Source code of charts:
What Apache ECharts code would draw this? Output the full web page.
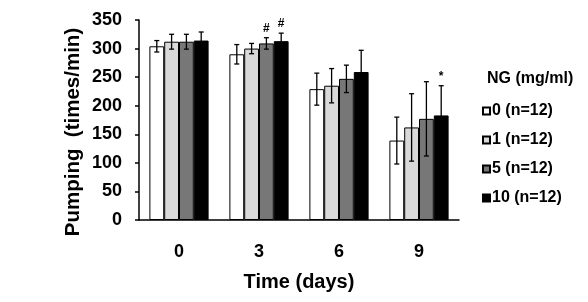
<!DOCTYPE html>
<html>
<head>
<meta charset="utf-8">
<script src="https://cdn.jsdelivr.net/npm/echarts@6/dist/echarts.min.js"></script>
<style>
  html, body { margin: 0; padding: 0; background: #fff; }
  #chart { width: 588px; height: 302px; }
</style>
</head>
<body>
<div id="chart"></div>
<script>
// days on the x axis
const days = ['0', '3', '6', '9']
const groupNames = ['0 (n=12)', '1 (n=12)', '5 (n=12)', '10 (n=12)']
const groupColors = ['#ffffff', '#d9d9d9', '#777777', '#000000']

// mean pumping rate per group, one value per day
const mean0 = [304, 290, 229, 139]
const mean1 = [312, 300, 235, 162]
const mean5 = [312, 309, 247, 177]
const mean10 = [314, 313, 259, 183]

// error bar half-length (SD)
const err0 = [10, 17, 28, 41]
const err1 = [13, 9, 30, 59]
const err5 = [13, 10, 24, 65]
const err10 = [15, 14, 38, 52]

// significance marks: [day index, group index, symbol]
const marks = [[1, 2, '#'], [1, 3, '#'], [3, 3, '*']]

const yTicks = { min: 0, max: 350, interval: 50 }

const means = [mean0, mean1, mean5, mean10]
const errs = [err0, err1, err5, err10]
const GAP = 0.26

const chart = echarts.init(document.getElementById('chart'))

// x centre of bar k inside category cat
const barX = (api, cat, k) => {
  const center = api.coord([cat, 0])[0]
  const band = api.size([1, 0])[0]
  const w = band * (1 - GAP) / 4
  return center + (k - 1.5) * w
}

const barSeries = groupNames.map((name, k) => ({
  name,
  type: 'bar',
  data: means[k],
  barGap: '0%',
  barCategoryGap: GAP * 100 + '%',
  itemStyle: { color: groupColors[k], borderColor: '#000', borderWidth: 1 },
  z: 2
}))

const errSeries = groupNames.map((name, k) => ({
  type: 'custom',
  z: 5,
  silent: true,
  data: means[k].map((m, i) => [i, m - errs[k][i], m + errs[k][i]]),
  renderItem: (params, api) => {
    const cat = api.value(0)
    const x = barX(api, cat, k)
    const yLo = api.coord([cat, api.value(1)])[1]
    const yHi = api.coord([cat, api.value(2)])[1]
    const cap = 2.5
    const style = { stroke: '#000', lineWidth: 1.3 }
    return {
      type: 'group',
      children: [
        { type: 'line', shape: { x1: x, y1: yLo, x2: x, y2: yHi }, style },
        { type: 'line', shape: { x1: x - cap, y1: yHi, x2: x + cap, y2: yHi }, style },
        { type: 'line', shape: { x1: x - cap, y1: yLo, x2: x + cap, y2: yLo }, style }
      ]
    }
  }
}))

const markSeries = {
  type: 'custom',
  z: 6,
  silent: true,
  data: marks.map(m => [m[0], means[m[1]][m[0]] + errs[m[1]][m[0]]]),
  renderItem: (params, api) => {
    const m = marks[params.dataIndex]
    const x = barX(api, m[0], m[1])
    const y = api.coord([m[0], api.value(1)])[1]
    return {
      type: 'text',
      style: {
        text: m[2],
        x, y: y - 3,
        align: 'center',
        verticalAlign: 'bottom',
        font: 'bold 12px "Liberation Sans", Arial, sans-serif',
        fill: '#000'
      }
    }
  }
}

const font = '"Liberation Sans", Arial, sans-serif'

const option = {
  animation: false,
  backgroundColor: '#fff',
  grid: { left: 139, right: 129, top: 20, bottom: 82 },
  legend: {
    data: groupNames,
    orient: 'vertical',
    left: 477,
    top: 98,
    itemWidth: 7,
    itemHeight: 7,
    itemGap: 13,
    icon: 'rect',
    textStyle: { fontFamily: font, fontWeight: 'bold', fontSize: 16, color: '#000', padding: [0, 0, 0, -3] }
  },
  graphic: [
    {
      type: 'text',
      left: 487,
      top: 71,
      style: { text: 'NG (mg/ml)', font: 'bold 16px ' + font, fill: '#000' }
    },
    {
      type: 'text',
      x: 73,
      y: 132,
      rotation: Math.PI / 2,
      style: {
        text: 'Pumping  (times/min)',
        font: 'bold 20.5px ' + font,
        fill: '#000',
        align: 'center',
        verticalAlign: 'middle'
      }
    }
  ],
  xAxis: {
    type: 'category',
    data: days,
    name: 'Time (days)',
    nameLocation: 'middle',
    nameGap: 52,
    nameTextStyle: { fontFamily: font, fontWeight: 'bold', fontSize: 20, color: '#000' },
    axisLine: { lineStyle: { color: '#000', width: 1.5 } },
    axisTick: { length: 4, lineStyle: { color: '#000', width: 1.5 } },
    axisLabel: { fontFamily: font, fontWeight: 'bold', fontSize: 18, color: '#000', margin: 23 }
  },
  yAxis: {
    type: 'value',
    min: yTicks.min,
    max: yTicks.max,
    interval: yTicks.interval,
    axisLine: { show: true, lineStyle: { color: '#000', width: 1.5 } },
    axisTick: { show: true, length: 4, lineStyle: { color: '#000', width: 1.5 } },
    axisLabel: { fontFamily: font, fontWeight: 'bold', fontSize: 18, color: '#000', margin: 17 },
    splitLine: { show: false }
  },
  series: [...barSeries, ...errSeries, markSeries]
}

chart.setOption(option)
</script>
</body>
</html>
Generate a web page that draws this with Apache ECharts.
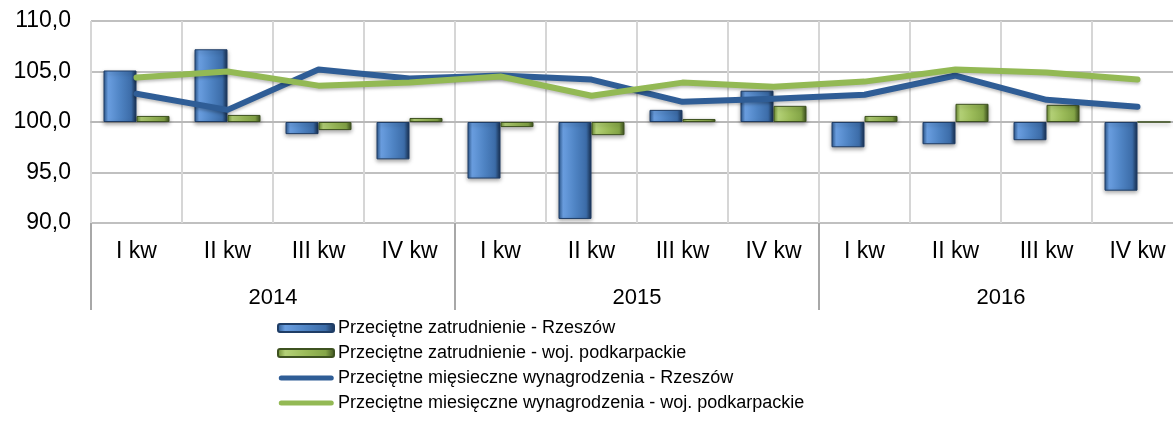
<!DOCTYPE html>
<html>
<head>
<meta charset="utf-8">
<script src="https://cdn.jsdelivr.net/npm/echarts@6/dist/echarts.min.js"></script>
<style>
  html, body { margin: 0; padding: 0; background: #ffffff; }
  #chart { width: 1173px; height: 423px; }
</style>
</head>
<body>
<div id="chart"></div>
<script>
// ---- data ----
var quarters = ['I kw', 'II kw', 'III kw', 'IV kw', 'I kw', 'II kw', 'III kw', 'IV kw', 'I kw', 'II kw', 'III kw', 'IV kw'];
var years = ['2014', '2015', '2016'];
var zatrRzeszow = [105.1, 107.2, 98.8, 96.3, 94.4, 90.4, 101.2, 103.1, 97.5, 97.8, 98.2, 93.2];
var zatrPodkarpackie = [100.6, 100.7, 99.2, 100.4, 99.5, 98.7, 100.3, 101.6, 100.6, 101.8, 101.7, 100.0];
var wynRzeszow = [102.8, 101.2, 105.2, 104.3, 104.6, 104.2, 102.0, 102.3, 102.7, 104.6, 102.2, 101.5];
var wynPodkarpackie = [104.4, 105.0, 103.6, 103.9, 104.5, 102.6, 103.9, 103.5, 104.0, 105.2, 104.9, 104.2];
var yTicks = [90, 95, 100, 105, 110];
var baseLevel = 100;

var seriesNames = [
  'Przeciętne zatrudnienie - Rzeszów',
  'Przeciętne zatrudnienie - woj. podkarpackie',
  'Przeciętne mięsieczne wynagrodzenia - Rzeszów',
  'Przeciętne miesięczne wynagrodzenia - woj. podkarpackie'
];

function rel(arr) { return arr.map(function (v) { return +(v - baseLevel).toFixed(2); }); }

var FONT = 'Liberation Sans, Arial, sans-serif';
var BLUE_LINE = '#2f5d96';
var GREEN_LINE = '#93b954';

var blueBar = new echarts.graphic.LinearGradient(0, 0, 1, 0, [
  { offset: 0, color: '#2a568c' },
  { offset: 0.14, color: '#6a9ee0' },
  { offset: 0.5, color: '#4f84c4' },
  { offset: 0.84, color: '#3c6ca8' },
  { offset: 1, color: '#172f50' }
]);
var greenBar = new echarts.graphic.LinearGradient(0, 0, 1, 0, [
  { offset: 0, color: '#6a8a30' },
  { offset: 0.14, color: '#b4d177' },
  { offset: 0.5, color: '#9bbb59' },
  { offset: 0.84, color: '#84a547' },
  { offset: 1, color: '#3c4f1e' }
]);

// thick line legend icon with round caps, vertically centred in an 8px box
var lineIcon = 'path://M0,0 M0,8 M3,1.5 L53,1.5 A2.5,2.5 0 0 1 53,6.5 L3,6.5 A2.5,2.5 0 0 1 3,1.5 Z';

var chart = echarts.init(document.getElementById('chart'), null, { renderer: 'canvas' });

var option = {
  animation: false,
  backgroundColor: '#ffffff',
  grid: { left: 91, width: 1092, top: 21, height: 202, containLabel: false, outerBoundsMode: 'none' },
  legend: {
    orient: 'vertical',
    left: 277,
    top: 319,
    padding: 0,
    itemWidth: 56,
    itemHeight: 8,
    itemGap: 7,
    textStyle: { fontFamily: FONT, fontSize: 18, color: '#000000', padding: [0, 0, 0, -1] },
    data: [
      { name: seriesNames[0] },
      { name: seriesNames[1] },
      { name: seriesNames[2], icon: lineIcon, itemStyle: { color: BLUE_LINE } },
      { name: seriesNames[3], icon: lineIcon, itemStyle: { color: GREEN_LINE } }
    ]
  },
  xAxis: [
    {
      type: 'category',
      data: quarters,
      position: 'bottom',
      boundaryGap: true,
      axisLine: { show: true, lineStyle: { color: '#b8b8b8', width: 2 } },
      axisTick: { show: false },
      axisLabel: { interval: 0, margin: 17, fontFamily: FONT, fontSize: 23, color: '#000000' },
      splitLine: { show: true, interval: 0, lineStyle: { color: '#d6d6d6', width: 2 } }
    },
    {
      type: 'category',
      data: years,
      position: 'bottom',
      boundaryGap: true,
      axisLine: { show: false },
      axisTick: { show: true, interval: 0, length: 87, lineStyle: { color: '#a8a8a8', width: 2 } },
      axisLabel: { interval: 0, margin: 64, fontFamily: FONT, fontSize: 22, color: '#000000' },
      splitLine: { show: false }
    }
  ],
  yAxis: {
    type: 'value',
    min: yTicks[0] - baseLevel,
    max: yTicks[yTicks.length - 1] - baseLevel,
    interval: yTicks[1] - yTicks[0],
    axisLine: { show: false },
    axisTick: { show: false },
    axisLabel: {
      margin: 20,
      fontFamily: FONT,
      fontSize: 23,
      color: '#000000',
      formatter: function (v) { return (v + baseLevel).toFixed(1).replace('.', ','); }
    },
    splitLine: { show: true, lineStyle: { color: ['#c0c0c0', '#c0c0c0', '#a6a6a6', '#c0c0c0', '#c0c0c0'], width: 2 } }
  },
  series: [
    {
      name: seriesNames[0],
      type: 'bar',
      xAxisIndex: 0,
      data: rel(zatrRzeszow),
      barWidth: 33,
      barGap: '0%',
      itemStyle: {
        color: blueBar,
        borderColor: '#1f3d66',
        borderWidth: 1,
        shadowBlur: 4,
        shadowOffsetY: 2,
        shadowColor: 'rgba(0,0,0,0.35)'
      }
    },
    {
      name: seriesNames[1],
      type: 'bar',
      xAxisIndex: 0,
      data: rel(zatrPodkarpackie),
      barWidth: 33,
      barGap: '0%',
      itemStyle: {
        color: greenBar,
        borderColor: '#3e5220',
        borderWidth: 1,
        shadowBlur: 4,
        shadowOffsetY: 2,
        shadowColor: 'rgba(0,0,0,0.35)'
      }
    },
    {
      name: seriesNames[2],
      type: 'line',
      xAxisIndex: 0,
      data: rel(wynRzeszow),
      symbol: 'none',
      smooth: false,
      color: BLUE_LINE,
      lineStyle: { color: BLUE_LINE, width: 6, cap: 'round', join: 'round',
        shadowBlur: 3, shadowOffsetY: 2, shadowColor: 'rgba(0,0,0,0.25)' },
      z: 3
    },
    {
      name: seriesNames[3],
      type: 'line',
      xAxisIndex: 0,
      data: rel(wynPodkarpackie),
      symbol: 'none',
      smooth: false,
      color: GREEN_LINE,
      lineStyle: { color: GREEN_LINE, width: 6, cap: 'round', join: 'round',
        shadowBlur: 3, shadowOffsetY: 2, shadowColor: 'rgba(0,0,0,0.25)' },
      z: 4
    }
  ]
};

chart.setOption(option);
</script>
</body>
</html>
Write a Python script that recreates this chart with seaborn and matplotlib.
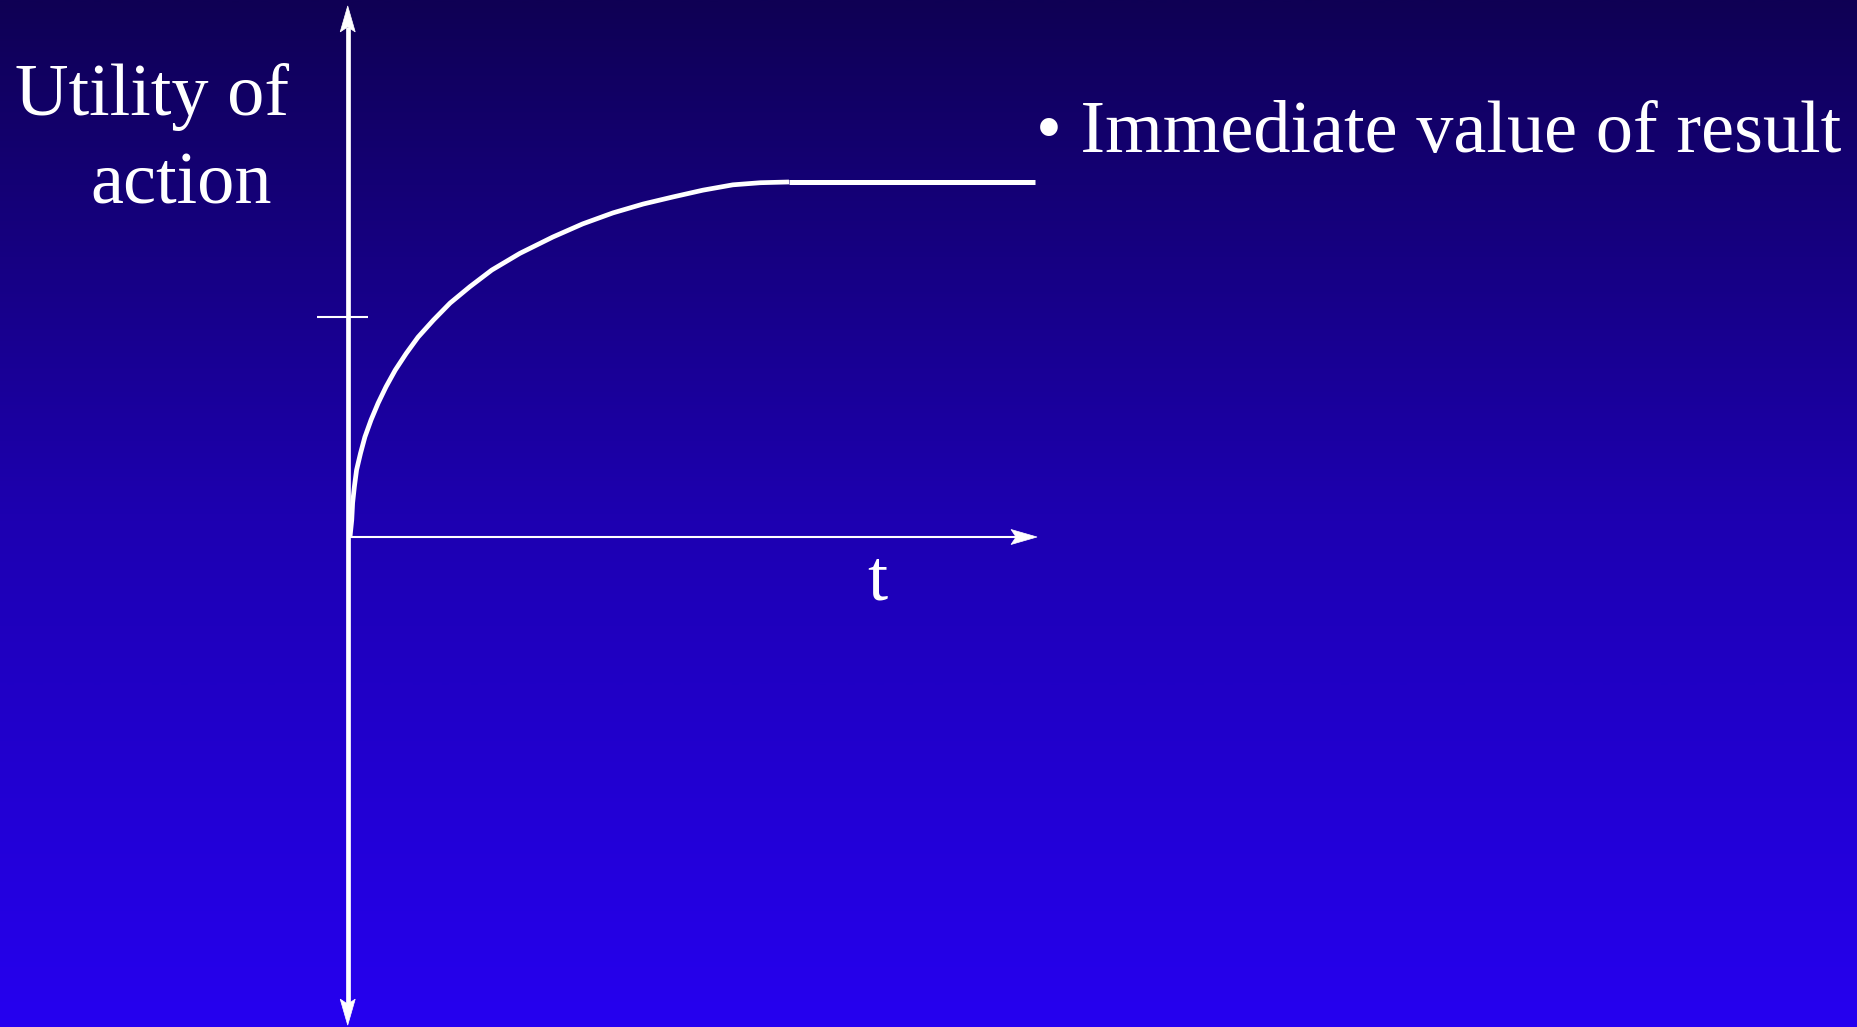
import numpy as np
import matplotlib
matplotlib.use("Agg")
import matplotlib.pyplot as plt
import seaborn as sns
from matplotlib.colors import LinearSegmentedColormap
from matplotlib.patches import Polygon

# Utility of an action over time: rises quickly, then levels off
t_curve = [0.0, 0.004, 0.006, 0.010, 0.015, 0.024, 0.034, 0.048, 0.064, 0.082,
           0.103, 0.128, 0.155, 0.190, 0.228, 0.273, 0.323, 0.387, 0.462, 0.530,
           0.599, 0.668, 0.736, 0.804, 0.872, 0.935, 1.0]
u_curve = [0.0, 0.048, 0.096, 0.142, 0.189, 0.236, 0.282, 0.330, 0.377, 0.423,
           0.470, 0.517, 0.563, 0.611, 0.659, 0.705, 0.752, 0.799, 0.845, 0.882,
           0.913, 0.938, 0.958, 0.977, 0.992, 0.998, 1.0]
t_flat = [1.0, 1.56]
u_flat = [1.0, 1.0]

tick_u = 0.62
t_axis_end = 1.565
u_axis_top = 1.496
u_axis_bottom = -1.375

y_label_lines = ["Utility of", "action"]
x_label = "t"
bullet_text = "\u2022 Immediate value of result"

W, H = 1857, 1027
sns.set_theme(style="white")
plt.rcParams["font.family"] = ["Liberation Serif", "DejaVu Serif"]

fig = plt.figure(figsize=(W / 100, H / 100), dpi=100)
ax = fig.add_axes([0, 0, 1, 1])

# data units: t = (px - 350) / 439, u = (537 - py) / 355
x0, xs = 350, 439
y0, ys = 537, 355
xlim = ((0 - x0) / xs, (W - x0) / xs)
ylim = ((y0 - H) / ys, (y0 - 0) / ys)
ax.set_xlim(*xlim)
ax.set_ylim(*ylim)
ax.axis("off")

# vertical gradient background, dark at the top
cmap = LinearSegmentedColormap.from_list(
    "bg", [(0.0, (15/255, 0, 84/255)), (0.5, (29/255, 0, 176/255)), (1.0, (38/255, 0, 240/255))])
grad = np.linspace(0, 1, 512).reshape(-1, 1)
ax.imshow(grad, cmap=cmap, aspect="auto", extent=[xlim[0], xlim[1], ylim[0], ylim[1]],
          origin="upper", zorder=0, interpolation="bilinear")

white = "white"


def arrow_head(tip_t, tip_u, direction, length=26, half=7.5, notch=5):
    """Stealth-style arrow head; sizes in pixels, position in data units."""
    dx, dy = direction  # pixel direction (x right, y up)
    px, py = -dy, dx
    pts_px = [(0, 0),
              (-dx * length + px * half, -dy * length + py * half),
              (-dx * (length - notch), -dy * (length - notch)),
              (-dx * length - px * half, -dy * length - py * half)]
    pts = [(tip_t + a / xs, tip_u + b / ys) for a, b in pts_px]
    ax.add_patch(Polygon(pts, closed=True, facecolor=white, edgecolor=white,
                         lw=0.5, zorder=5))
    return (tip_t - dx * (length - notch) / xs, tip_u - dy * (length - notch) / ys)


# vertical axis, arrows at both ends
vx = -0.0052
top_base = arrow_head(vx, u_axis_top, (0, 1))
bot_base = arrow_head(vx, u_axis_bottom, (0, -1))
ax.plot([vx, vx], [bot_base[1], top_base[1]], color=white, lw=3.4, zorder=3,
        solid_capstyle="butt")

# horizontal axis
right_base = arrow_head(t_axis_end, 0.0, (1, 0))
ax.plot([0.0, right_base[0]], [0.0, 0.0], color=white, lw=1.5, zorder=3,
        solid_capstyle="butt")

# tick mark on the utility axis
ax.plot([-0.075, 0.041], [tick_u, tick_u], color=white, lw=1.5, zorder=3,
        solid_capstyle="butt")

# the utility curve and its plateau
sns.lineplot(x=t_curve, y=u_curve, sort=False, color=white, lw=3.4, ax=ax, zorder=4)
sns.lineplot(x=t_flat, y=u_flat, sort=False, color=white, lw=3.6, ax=ax, zorder=4)
for line in ax.lines[-2:]:
    line.set_solid_capstyle("butt")
    line.set_solid_joinstyle("round")
ax.set_xlim(*xlim)
ax.set_ylim(*ylim)


def ftext(px, py, s, **kw):
    fig.text(px / W, 1 - py / H, s, color=white, va="baseline", **kw)


ftext(15, 115, y_label_lines[0], fontsize=53.5, ha="left")
ftext(90, 203, y_label_lines[1], fontsize=53.5, ha="left")
ftext(877, 600, x_label, fontsize=52, ha="center")
ftext(1036, 152, bullet_text, fontsize=53.5, ha="left")

fig.savefig("out.png", dpi=100)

# Objective
Retype the records above word for word, from their first line through the line containing "const groupColors = ['#ffffff', '#d9d9d9', '#777777', '#000000']", and leave out every picture.

# Answer for the task
What Apache ECharts code would draw this? Output the full web page.
<!DOCTYPE html>
<html>
<head>
<meta charset="utf-8">
<script src="https://cdn.jsdelivr.net/npm/echarts@6/dist/echarts.min.js"></script>
<style>
  html, body { margin: 0; padding: 0; background: #fff; }
  #chart { width: 588px; height: 302px; }
</style>
</head>
<body>
<div id="chart"></div>
<script>
// days on the x axis
const days = ['0', '3', '6', '9']
const groupNames = ['0 (n=12)', '1 (n=12)', '5 (n=12)', '10 (n=12)']
const groupColors = ['#ffffff', '#d9d9d9', '#777777', '#000000']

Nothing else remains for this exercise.